Give the material again in full, matching it exactly.

####

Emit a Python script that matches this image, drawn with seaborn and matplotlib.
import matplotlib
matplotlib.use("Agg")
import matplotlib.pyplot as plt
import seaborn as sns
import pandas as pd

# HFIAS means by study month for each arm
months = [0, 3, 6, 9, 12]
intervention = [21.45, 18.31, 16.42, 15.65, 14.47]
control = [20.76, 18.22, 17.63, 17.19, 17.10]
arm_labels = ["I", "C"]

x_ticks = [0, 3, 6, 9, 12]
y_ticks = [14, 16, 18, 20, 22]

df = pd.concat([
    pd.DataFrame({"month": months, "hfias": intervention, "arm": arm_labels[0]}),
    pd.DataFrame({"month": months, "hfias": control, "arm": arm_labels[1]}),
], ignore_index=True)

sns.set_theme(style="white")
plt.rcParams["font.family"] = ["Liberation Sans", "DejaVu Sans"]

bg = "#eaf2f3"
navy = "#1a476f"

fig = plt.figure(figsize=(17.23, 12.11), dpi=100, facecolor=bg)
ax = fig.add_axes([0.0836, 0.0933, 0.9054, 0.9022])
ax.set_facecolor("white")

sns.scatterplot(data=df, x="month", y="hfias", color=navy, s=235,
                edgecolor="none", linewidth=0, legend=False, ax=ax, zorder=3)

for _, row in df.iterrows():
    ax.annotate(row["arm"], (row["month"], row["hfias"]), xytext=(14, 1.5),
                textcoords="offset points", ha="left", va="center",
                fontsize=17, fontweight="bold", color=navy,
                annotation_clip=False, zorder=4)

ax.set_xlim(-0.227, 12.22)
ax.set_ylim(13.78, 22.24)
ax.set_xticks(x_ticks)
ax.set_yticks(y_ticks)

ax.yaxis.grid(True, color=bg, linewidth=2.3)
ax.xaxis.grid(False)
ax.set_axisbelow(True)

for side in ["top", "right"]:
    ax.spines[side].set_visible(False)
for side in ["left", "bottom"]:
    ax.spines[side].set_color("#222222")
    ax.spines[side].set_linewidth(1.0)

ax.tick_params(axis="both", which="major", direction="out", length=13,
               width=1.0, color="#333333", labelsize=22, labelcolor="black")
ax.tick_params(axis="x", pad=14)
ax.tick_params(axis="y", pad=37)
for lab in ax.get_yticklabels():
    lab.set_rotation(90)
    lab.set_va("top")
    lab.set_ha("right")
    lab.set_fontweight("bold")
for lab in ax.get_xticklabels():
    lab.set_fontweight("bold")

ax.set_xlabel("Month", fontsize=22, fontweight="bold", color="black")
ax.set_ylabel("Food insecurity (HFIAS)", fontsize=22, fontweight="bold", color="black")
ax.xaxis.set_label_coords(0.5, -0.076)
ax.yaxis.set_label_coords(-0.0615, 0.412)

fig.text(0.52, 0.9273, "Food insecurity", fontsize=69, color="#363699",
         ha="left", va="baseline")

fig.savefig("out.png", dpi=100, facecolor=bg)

####

◆ RESPONSE TO THE TASK
Emit a Python script that matches this image, drawn with seaborn and matplotlib.
import matplotlib
matplotlib.use("Agg")
import matplotlib.pyplot as plt
import seaborn as sns
import pandas as pd

# HFIAS means by study month for each arm
months = [0, 3, 6, 9, 12]
intervention = [21.45, 18.31, 16.42, 15.65, 14.47]
control = [20.76, 18.22, 17.63, 17.19, 17.10]
arm_labels = ["I", "C"]

x_ticks = [0, 3, 6, 9, 12]
y_ticks = [14, 16, 18, 20, 22]

df = pd.concat([
    pd.DataFrame({"month": months, "hfias": intervention, "arm": arm_labels[0]}),
    pd.DataFrame({"month": months, "hfias": control, "arm": arm_labels[1]}),
], ignore_index=True)

sns.set_theme(style="white")
plt.rcParams["font.family"] = ["Liberation Sans", "DejaVu Sans"]

bg = "#eaf2f3"
navy = "#1a476f"

fig = plt.figure(figsize=(17.23, 12.11), dpi=100, facecolor=bg)
ax = fig.add_axes([0.0836, 0.0933, 0.9054, 0.9022])
ax.set_facecolor("white")

sns.scatterplot(data=df, x="month", y="hfias", color=navy, s=235,
                edgecolor="none", linewidth=0, legend=False, ax=ax, zorder=3)

for _, row in df.iterrows():
    ax.annotate(row["arm"], (row["month"], row["hfias"]), xytext=(14, 1.5),
                textcoords="offset points", ha="left", va="center",
                fontsize=17, fontweight="bold", color=navy,
                annotation_clip=False, zorder=4)

ax.set_xlim(-0.227, 12.22)
ax.set_ylim(13.78, 22.24)
ax.set_xticks(x_ticks)
ax.set_yticks(y_ticks)

ax.yaxis.grid(True, color=bg, linewidth=2.3)
ax.xaxis.grid(False)
ax.set_axisbelow(True)

for side in ["top", "right"]:
    ax.spines[side].set_visible(False)
for side in ["left", "bottom"]:
    ax.spines[side].set_color("#222222")
    ax.spines[side].set_linewidth(1.0)

ax.tick_params(axis="both", which="major", direction="out", length=13,
               width=1.0, color="#333333", labelsize=22, labelcolor="black")
ax.tick_params(axis="x", pad=14)
ax.tick_params(axis="y", pad=37)
for lab in ax.get_yticklabels():
    lab.set_rotation(90)
    lab.set_va("top")
    lab.set_ha("right")
    lab.set_fontweight("bold")
for lab in ax.get_xticklabels():
    lab.set_fontweight("bold")

ax.set_xlabel("Month", fontsize=22, fontweight="bold", color="black")
ax.set_ylabel("Food insecurity (HFIAS)", fontsize=22, fontweight="bold", color="black")
ax.xaxis.set_label_coords(0.5, -0.076)
ax.yaxis.set_label_coords(-0.0615, 0.412)

fig.text(0.52, 0.9273, "Food insecurity", fontsize=69, color="#363699",
         ha="left", va="baseline")

fig.savefig("out.png", dpi=100, facecolor=bg)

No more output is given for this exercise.